━━━ Data in this exercise

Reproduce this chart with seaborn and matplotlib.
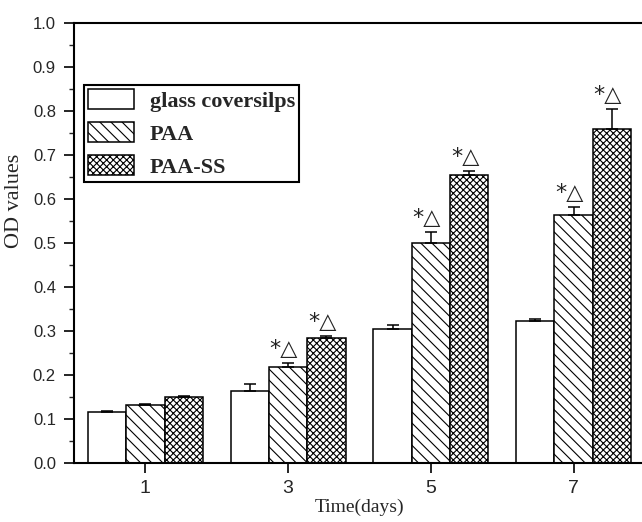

━━━━━━
━━━ Data in this exercise

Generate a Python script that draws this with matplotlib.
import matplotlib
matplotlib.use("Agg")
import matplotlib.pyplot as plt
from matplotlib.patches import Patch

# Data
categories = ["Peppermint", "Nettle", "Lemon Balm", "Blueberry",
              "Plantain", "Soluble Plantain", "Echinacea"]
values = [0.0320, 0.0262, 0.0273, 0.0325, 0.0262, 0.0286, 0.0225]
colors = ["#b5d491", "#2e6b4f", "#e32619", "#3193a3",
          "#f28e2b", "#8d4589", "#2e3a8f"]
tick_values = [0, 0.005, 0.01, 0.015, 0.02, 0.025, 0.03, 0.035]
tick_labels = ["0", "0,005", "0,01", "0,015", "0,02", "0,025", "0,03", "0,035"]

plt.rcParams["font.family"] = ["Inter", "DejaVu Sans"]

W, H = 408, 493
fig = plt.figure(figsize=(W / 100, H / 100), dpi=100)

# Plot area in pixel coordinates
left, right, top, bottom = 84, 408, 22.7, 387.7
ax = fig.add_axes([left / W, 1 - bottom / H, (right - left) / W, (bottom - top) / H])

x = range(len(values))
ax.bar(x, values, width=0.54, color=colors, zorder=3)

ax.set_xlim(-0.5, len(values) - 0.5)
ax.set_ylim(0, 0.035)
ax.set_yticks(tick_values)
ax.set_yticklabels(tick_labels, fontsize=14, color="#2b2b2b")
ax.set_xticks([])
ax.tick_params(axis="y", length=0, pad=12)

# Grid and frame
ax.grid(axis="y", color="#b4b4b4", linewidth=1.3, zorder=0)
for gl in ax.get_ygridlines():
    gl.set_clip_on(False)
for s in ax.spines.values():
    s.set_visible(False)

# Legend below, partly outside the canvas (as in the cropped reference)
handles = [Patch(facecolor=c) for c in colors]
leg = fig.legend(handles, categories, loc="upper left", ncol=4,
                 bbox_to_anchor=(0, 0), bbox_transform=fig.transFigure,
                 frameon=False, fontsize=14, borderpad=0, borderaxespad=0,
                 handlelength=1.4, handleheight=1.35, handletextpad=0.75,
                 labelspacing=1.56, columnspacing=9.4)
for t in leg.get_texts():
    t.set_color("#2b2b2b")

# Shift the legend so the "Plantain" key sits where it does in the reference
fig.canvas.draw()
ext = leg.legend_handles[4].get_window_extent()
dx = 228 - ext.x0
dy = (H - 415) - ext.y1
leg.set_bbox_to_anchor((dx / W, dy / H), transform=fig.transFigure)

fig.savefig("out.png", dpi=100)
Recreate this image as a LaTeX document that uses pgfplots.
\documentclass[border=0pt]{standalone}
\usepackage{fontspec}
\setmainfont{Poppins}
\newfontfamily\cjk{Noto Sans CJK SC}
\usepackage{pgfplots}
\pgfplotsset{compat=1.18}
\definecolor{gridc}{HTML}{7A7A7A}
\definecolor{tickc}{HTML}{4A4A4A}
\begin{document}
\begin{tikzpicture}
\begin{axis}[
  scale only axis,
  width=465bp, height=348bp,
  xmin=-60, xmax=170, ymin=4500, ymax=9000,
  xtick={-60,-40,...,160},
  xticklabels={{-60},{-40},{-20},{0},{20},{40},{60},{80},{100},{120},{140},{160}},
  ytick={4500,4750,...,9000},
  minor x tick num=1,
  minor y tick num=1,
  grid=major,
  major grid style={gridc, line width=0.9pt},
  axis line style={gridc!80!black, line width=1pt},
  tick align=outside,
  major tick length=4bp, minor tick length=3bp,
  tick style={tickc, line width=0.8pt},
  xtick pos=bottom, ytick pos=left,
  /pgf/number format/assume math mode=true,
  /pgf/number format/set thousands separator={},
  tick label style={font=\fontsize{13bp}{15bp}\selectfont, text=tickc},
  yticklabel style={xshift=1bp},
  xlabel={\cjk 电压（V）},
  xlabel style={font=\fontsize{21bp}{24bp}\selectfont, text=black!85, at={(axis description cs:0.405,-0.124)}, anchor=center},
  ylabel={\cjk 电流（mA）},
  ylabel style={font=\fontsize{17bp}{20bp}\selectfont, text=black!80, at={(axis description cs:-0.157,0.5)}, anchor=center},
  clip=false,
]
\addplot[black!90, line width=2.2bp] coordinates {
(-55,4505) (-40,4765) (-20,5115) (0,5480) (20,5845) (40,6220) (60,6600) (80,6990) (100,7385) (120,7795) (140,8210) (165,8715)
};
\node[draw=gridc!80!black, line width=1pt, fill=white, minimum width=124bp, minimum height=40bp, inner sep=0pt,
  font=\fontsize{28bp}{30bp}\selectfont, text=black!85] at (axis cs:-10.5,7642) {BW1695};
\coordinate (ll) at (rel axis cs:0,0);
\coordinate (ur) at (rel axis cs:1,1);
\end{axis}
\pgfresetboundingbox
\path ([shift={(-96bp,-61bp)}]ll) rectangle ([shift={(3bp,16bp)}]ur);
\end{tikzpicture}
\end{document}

━━━━━━

» Directions for this task:
Print exactly the run of lines that starts at the line with "Generate a Python" and ends at the line with "from matplotlib.patches import Patch". Leave out every other line.

» Complete response:
Generate a Python script that draws this with matplotlib.
import matplotlib
matplotlib.use("Agg")
import matplotlib.pyplot as plt
from matplotlib.patches import Patch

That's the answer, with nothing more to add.